= Jacob Kurz von Senftenau =

Jacob Kurz von Senftenau (1554 - 11 March 1594) (sometimes spelled as Kurtz, Latinized name: Jacob Curtius, Czech: Jakub Kurz ze Senftenavy) was the Imperial pro-chancellor (Reichsvizekanzler) for the Emperor Rudolph II. In addition to high politics he was also a contact between the Emperor and contemporary scholars, notably the astronomer Tycho Brahe.

Jacob Kurz was born to a noble family whose many members filled high governmental position for the Habsburgs during the 16th and 17th century (Senftenau is name of a castle in Lindau, Bavaria bought by Jacob's father). He was given a good education that included natural sciences. From 1579 to 1586 he served in the Reichshofrat, from 1585 to 1594 in the Geheimer Rat, from 1587 to 1593 as Reichsvizekanzler Amtsverwalter (Imperial pro-chancellor office manager), and from 1593 to 1594 as Reichsvizekanzler (Imperial pro-chancellor).

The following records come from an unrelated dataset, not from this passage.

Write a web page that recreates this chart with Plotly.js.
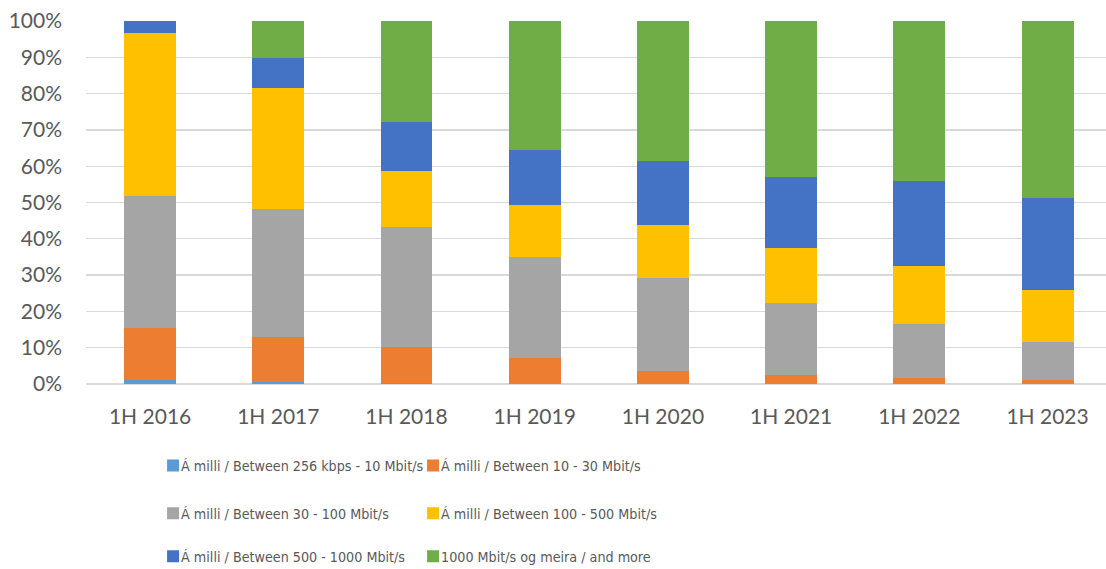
<!DOCTYPE html>
<html>
<head>
<meta charset="utf-8">
<script src="https://cdn.plot.ly/plotly-3.0.1.min.js"></script>
<style>html,body{margin:0;padding:0;background:#fff;}#chart{width:1106px;height:569px;}</style>
</head>
<body>
<div id="chart"></div>
<script>
const categories = ["1H 2016","1H 2017","1H 2018","1H 2019","1H 2020","1H 2021","1H 2022","1H 2023"];
const seriesNames = [
  "Á milli / Between 256 kbps - 10 Mbit/s",
  "Á milli / Between 10 - 30 Mbit/s",
  "Á milli / Between 30 - 100 Mbit/s",
  "Á milli / Between 100 - 500 Mbit/s",
  "Á milli / Between 500 - 1000 Mbit/s",
  "1000 Mbit/s og meira / and more"
];
const s256_10   = [1.2, 0.6, 0.2, 0.1, 0.1, 0.1, 0.1, 0.1];
const s10_30    = [14.2, 12.3, 10.1, 7.1, 3.6, 2.4, 1.5, 1.1];
const s30_100   = [36.4, 35.3, 32.9, 27.9, 25.5, 19.8, 14.9, 10.4];
const s100_500  = [45.0, 33.4, 15.5, 14.3, 14.6, 15.3, 16.0, 14.2];
const s500_1000 = [3.2, 8.1, 13.4, 15.1, 17.6, 19.4, 23.4, 25.4];
const s1000     = [0.0, 10.3, 27.9, 35.5, 38.6, 43.0, 44.1, 48.8];
const colors = ["#5B9BD5","#ED7D31","#A5A5A5","#FFC000","#4472C4","#70AD47"];
const allSeries = [s256_10, s10_30, s30_100, s100_500, s500_1000, s1000];
const legendIds = ["legend","legend","legend2","legend2","legend3","legend3"];

const traces = allSeries.map((vals, i) => ({
  type: "bar",
  x: categories,
  y: vals.map(v => v / 100),
  name: seriesNames[i],
  marker: {color: colors[i], line: {width: 0}},
  legend: legendIds[i],
  hoverinfo: "skip"
}));

const legendFont = {family: "'DejaVu Sans Condensed', Lato, sans-serif", size: 14.2, color: "#595959"};
const legBase = {
  orientation: "h", xanchor: "left", yanchor: "middle", x: 0.054,
  font: legendFont, entrywidth: 215, bgcolor: "rgba(0,0,0,0)",
  itemclick: false, itemdoubleclick: false, traceorder: "normal"
};
const tickFont = {family: "Lato, sans-serif", size: 21, color: "#595959"};

const layout = {
  width: 1106, height: 569,
  margin: {l: 86, r: 0, t: 21, b: 185, pad: 0, autoexpand: false},
  paper_bgcolor: "#ffffff", plot_bgcolor: "#ffffff",
  barmode: "stack",
  bargap: 0.595,
  font: {family: "Lato, sans-serif", size: 18, color: "#595959"},
  showlegend: true,
  xaxis: {
    type: "category",
    range: [-0.5, 7.456],
    showgrid: false, zeroline: false,
    showline: false,
    ticks: "", ticklen: 0,
    ticklabelstandoff: 18,
    tickfont: tickFont,
    automargin: false
  },
  yaxis: {
    range: [0, 1],
    tickvals: [0,0.1,0.2,0.3,0.4,0.5,0.6,0.7,0.8,0.9,1],
    tickformat: ".0%",
    showgrid: true, gridcolor: "#D9D9D9", gridwidth: 1.3,
    zeroline: true, zerolinecolor: "#D9D9D9", zerolinewidth: 1.3,
    showline: false, ticks: "",
    ticklabelstandoff: 23,
    tickfont: tickFont,
    automargin: false
  },
  legend: Object.assign({}, legBase, {y: -0.225}),
  legend2: Object.assign({}, legBase, {y: -0.357}),
  legend3: Object.assign({}, legBase, {y: -0.475})
};

const gdEl = document.getElementById("chart");
function nudgeLegendSymbols() {
  // bring the colour squares close to their labels, as in the original
  gdEl.querySelectorAll(".legendsymbols").forEach(s => {
    if (!s.hasAttribute("data-orig")) s.setAttribute("data-orig", s.getAttribute("transform") || "");
    s.setAttribute("transform", s.getAttribute("data-orig") + " translate(12,0)");
  });
}
Plotly.newPlot(gdEl, traces, layout, {displayModeBar: false, staticPlot: true}).then(() => {
  nudgeLegendSymbols();
  [0, 100, 500].forEach(ms => setTimeout(nudgeLegendSymbols, ms));
});
</script>
</body>
</html>
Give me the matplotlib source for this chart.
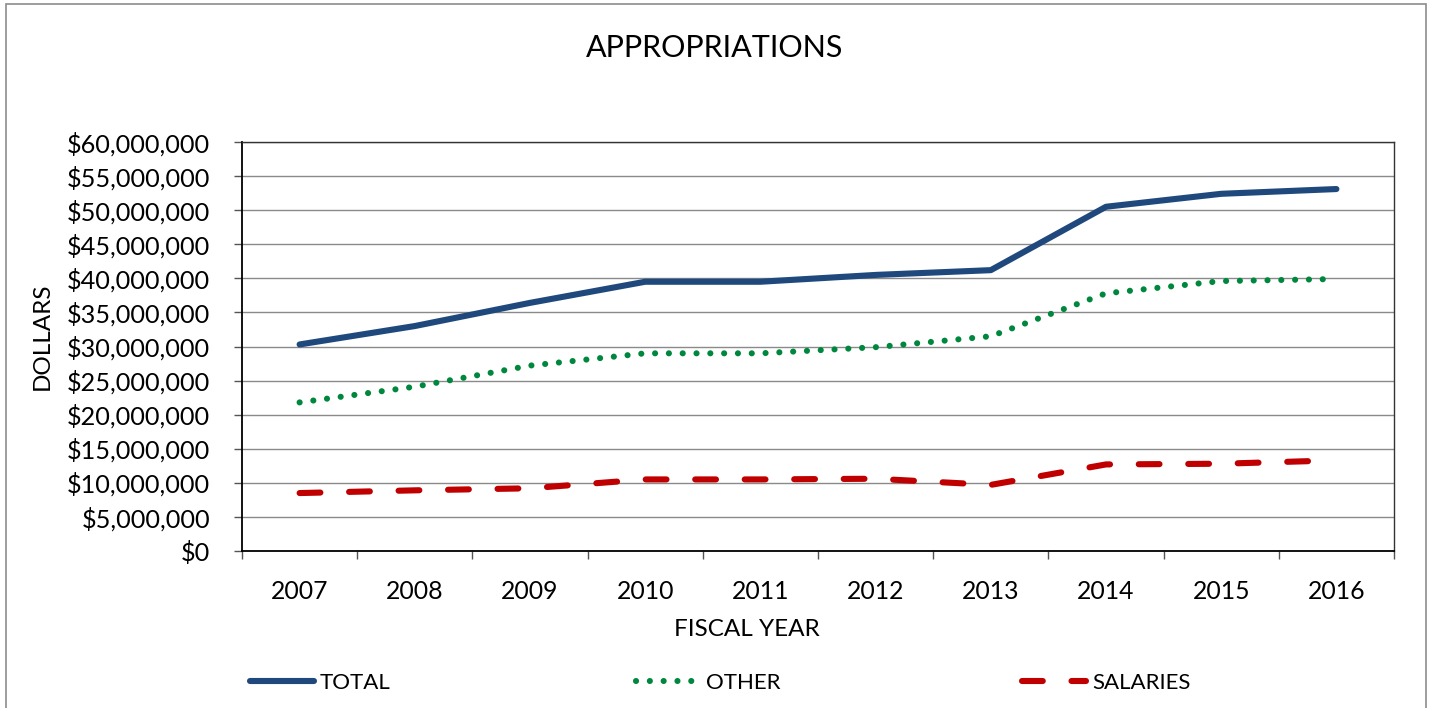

Kurz, as a high official at the Imperial court in Prague, built a splendid house near the Prague Castle.

Kurz organized the move of Danish astronomer Tycho Brahe to Prague, and designed a quadrant for him. Brahe arrived in 1594 and was offered Kurz's house to live in. Brahe died there in 1601, and the house was later occupied by Kepler.

Jacob Kurz died during a smallpox epidemic in Prague and was interred in St. Thomas Church in Josefská street, Prague.